The second time that this happened was on Canadian Thanksgiving in October of this year. They were driving along a dirt road in rural Saskatchewan, Joanne was driving, but her husband and her sister-in-law were riding in the car as well, when the side airbags deployed on their own.
"There was a very loud bang," Rick said. "They just went off. It scared the heck out of me."
"We sat there for some time just kind of taking into account what had happened. Rick was sitting in the passenger seat — his shoulder was very sore, my head was sore, my ear was ringing terrible," Joanne said.
Rick's sister suffered a pretty severe bruise to her stomach region when the airbags suddenly went off.
But who is on the hook when these airbags go off without any cause?
It turns out that when these airbags go off and there hasn't been a collision, that the drivers often find themselves being held responsible for all damages and repairs. Insurance companies tell drivers to take a hike because there wasn't an accident. And manufacturers pass the buck along to the driver, blaming driver error or road conditions.
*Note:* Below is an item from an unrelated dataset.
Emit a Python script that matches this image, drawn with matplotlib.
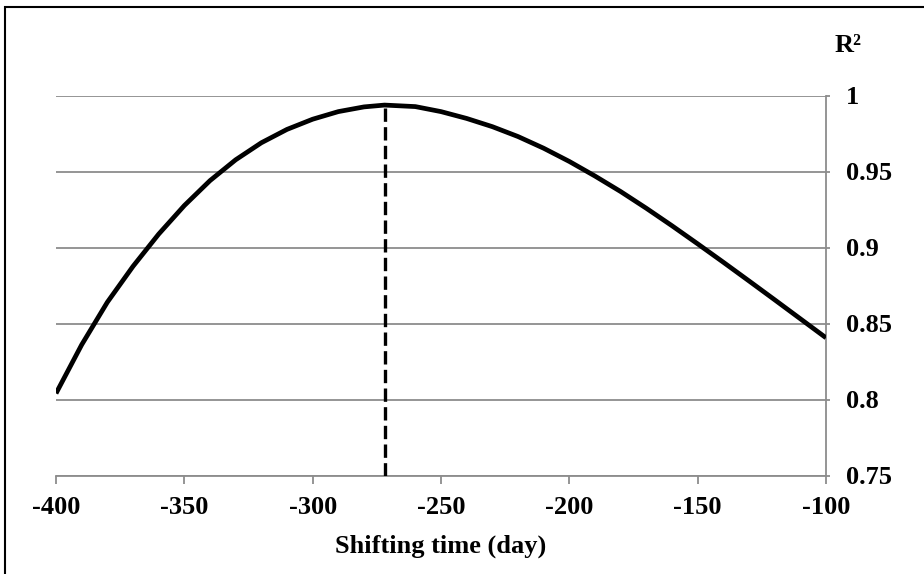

After the airbags went off for the second time, the Yukes went back to deal with Honda Canada, asking if they could potentially trade in the van, even if it meant paying a little bit extra to get the car that they want. Honda Canada "hasn't been able to come to an agreement" with them to this point.
Peter Keith, an accident reconstruction expert took a look at the Yukes' vehicle and determined that the airbags went off because of an internal system error, not driver error or road conditions.
"The software misinterpreted the information coming into the vehicle, deployed the airbags when it shouldn't have … This is not unique. I've seen this problem before myself," Keith said.
"It's just wrong that we had a vehicle that was worth $8,000 and now it's worth zero and for us to finance another vehicle, we just can't do that," Joanne said.